--- Start ---
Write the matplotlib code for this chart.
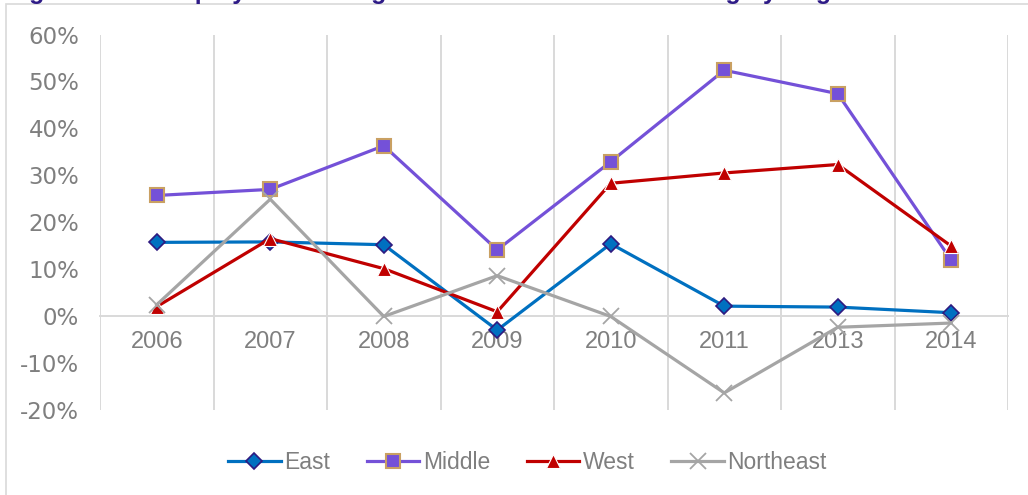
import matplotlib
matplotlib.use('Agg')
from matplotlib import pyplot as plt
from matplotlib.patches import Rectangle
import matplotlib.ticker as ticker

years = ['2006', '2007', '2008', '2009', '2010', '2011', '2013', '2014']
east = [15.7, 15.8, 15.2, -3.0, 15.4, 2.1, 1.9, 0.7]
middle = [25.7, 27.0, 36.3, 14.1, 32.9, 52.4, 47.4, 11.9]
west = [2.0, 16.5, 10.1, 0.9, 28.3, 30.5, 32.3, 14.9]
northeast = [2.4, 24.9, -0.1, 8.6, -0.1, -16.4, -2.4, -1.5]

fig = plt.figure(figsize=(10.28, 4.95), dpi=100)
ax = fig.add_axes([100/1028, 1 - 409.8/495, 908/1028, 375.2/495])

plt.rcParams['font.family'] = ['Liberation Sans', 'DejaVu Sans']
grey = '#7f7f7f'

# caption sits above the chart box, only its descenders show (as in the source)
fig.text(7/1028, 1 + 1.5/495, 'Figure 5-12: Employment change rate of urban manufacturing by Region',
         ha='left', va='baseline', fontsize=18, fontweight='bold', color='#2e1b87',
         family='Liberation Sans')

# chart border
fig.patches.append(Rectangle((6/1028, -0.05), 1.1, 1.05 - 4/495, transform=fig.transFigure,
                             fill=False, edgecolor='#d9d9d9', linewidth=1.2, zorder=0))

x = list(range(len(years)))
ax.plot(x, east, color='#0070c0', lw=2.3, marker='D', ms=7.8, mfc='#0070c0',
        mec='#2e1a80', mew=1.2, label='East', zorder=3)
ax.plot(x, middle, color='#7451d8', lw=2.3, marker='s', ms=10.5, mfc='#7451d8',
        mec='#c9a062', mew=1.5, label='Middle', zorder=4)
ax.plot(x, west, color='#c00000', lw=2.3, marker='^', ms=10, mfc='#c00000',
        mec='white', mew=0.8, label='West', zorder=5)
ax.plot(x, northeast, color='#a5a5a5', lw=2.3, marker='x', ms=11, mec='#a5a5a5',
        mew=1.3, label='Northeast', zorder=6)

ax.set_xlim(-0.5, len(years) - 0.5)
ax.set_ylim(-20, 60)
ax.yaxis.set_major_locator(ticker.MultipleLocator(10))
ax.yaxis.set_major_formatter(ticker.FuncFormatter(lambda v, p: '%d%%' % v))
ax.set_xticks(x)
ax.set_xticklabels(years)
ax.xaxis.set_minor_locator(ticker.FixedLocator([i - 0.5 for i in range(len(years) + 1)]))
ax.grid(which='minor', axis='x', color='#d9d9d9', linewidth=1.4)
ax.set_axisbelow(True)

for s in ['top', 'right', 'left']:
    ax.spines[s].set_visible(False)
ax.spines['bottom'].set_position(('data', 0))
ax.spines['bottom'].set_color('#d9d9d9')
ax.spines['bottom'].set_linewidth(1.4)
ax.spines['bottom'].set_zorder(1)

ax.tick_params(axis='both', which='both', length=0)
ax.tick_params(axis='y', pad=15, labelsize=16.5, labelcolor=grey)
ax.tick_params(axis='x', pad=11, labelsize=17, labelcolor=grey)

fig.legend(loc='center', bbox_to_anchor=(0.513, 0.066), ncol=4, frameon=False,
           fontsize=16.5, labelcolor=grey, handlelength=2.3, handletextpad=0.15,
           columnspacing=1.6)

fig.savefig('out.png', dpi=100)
--- End ---
* _Job_: Reproduce the full listing above verbatim, with no pictures included.

* _Result for this exercise_:
Write the matplotlib code for this chart.
import matplotlib
matplotlib.use('Agg')
from matplotlib import pyplot as plt
from matplotlib.patches import Rectangle
import matplotlib.ticker as ticker

years = ['2006', '2007', '2008', '2009', '2010', '2011', '2013', '2014']
east = [15.7, 15.8, 15.2, -3.0, 15.4, 2.1, 1.9, 0.7]
middle = [25.7, 27.0, 36.3, 14.1, 32.9, 52.4, 47.4, 11.9]
west = [2.0, 16.5, 10.1, 0.9, 28.3, 30.5, 32.3, 14.9]
northeast = [2.4, 24.9, -0.1, 8.6, -0.1, -16.4, -2.4, -1.5]

fig = plt.figure(figsize=(10.28, 4.95), dpi=100)
ax = fig.add_axes([100/1028, 1 - 409.8/495, 908/1028, 375.2/495])

plt.rcParams['font.family'] = ['Liberation Sans', 'DejaVu Sans']
grey = '#7f7f7f'

# caption sits above the chart box, only its descenders show (as in the source)
fig.text(7/1028, 1 + 1.5/495, 'Figure 5-12: Employment change rate of urban manufacturing by Region',
         ha='left', va='baseline', fontsize=18, fontweight='bold', color='#2e1b87',
         family='Liberation Sans')

# chart border
fig.patches.append(Rectangle((6/1028, -0.05), 1.1, 1.05 - 4/495, transform=fig.transFigure,
                             fill=False, edgecolor='#d9d9d9', linewidth=1.2, zorder=0))

x = list(range(len(years)))
ax.plot(x, east, color='#0070c0', lw=2.3, marker='D', ms=7.8, mfc='#0070c0',
        mec='#2e1a80', mew=1.2, label='East', zorder=3)
ax.plot(x, middle, color='#7451d8', lw=2.3, marker='s', ms=10.5, mfc='#7451d8',
        mec='#c9a062', mew=1.5, label='Middle', zorder=4)
ax.plot(x, west, color='#c00000', lw=2.3, marker='^', ms=10, mfc='#c00000',
        mec='white', mew=0.8, label='West', zorder=5)
ax.plot(x, northeast, color='#a5a5a5', lw=2.3, marker='x', ms=11, mec='#a5a5a5',
        mew=1.3, label='Northeast', zorder=6)

ax.set_xlim(-0.5, len(years) - 0.5)
ax.set_ylim(-20, 60)
ax.yaxis.set_major_locator(ticker.MultipleLocator(10))
ax.yaxis.set_major_formatter(ticker.FuncFormatter(lambda v, p: '%d%%' % v))
ax.set_xticks(x)
ax.set_xticklabels(years)
ax.xaxis.set_minor_locator(ticker.FixedLocator([i - 0.5 for i in range(len(years) + 1)]))
ax.grid(which='minor', axis='x', color='#d9d9d9', linewidth=1.4)
ax.set_axisbelow(True)

for s in ['top', 'right', 'left']:
    ax.spines[s].set_visible(False)
ax.spines['bottom'].set_position(('data', 0))
ax.spines['bottom'].set_color('#d9d9d9')
ax.spines['bottom'].set_linewidth(1.4)
ax.spines['bottom'].set_zorder(1)

ax.tick_params(axis='both', which='both', length=0)
ax.tick_params(axis='y', pad=15, labelsize=16.5, labelcolor=grey)
ax.tick_params(axis='x', pad=11, labelsize=17, labelcolor=grey)

fig.legend(loc='center', bbox_to_anchor=(0.513, 0.066), ncol=4, frameon=False,
           fontsize=16.5, labelcolor=grey, handlelength=2.3, handletextpad=0.15,
           columnspacing=1.6)

fig.savefig('out.png', dpi=100)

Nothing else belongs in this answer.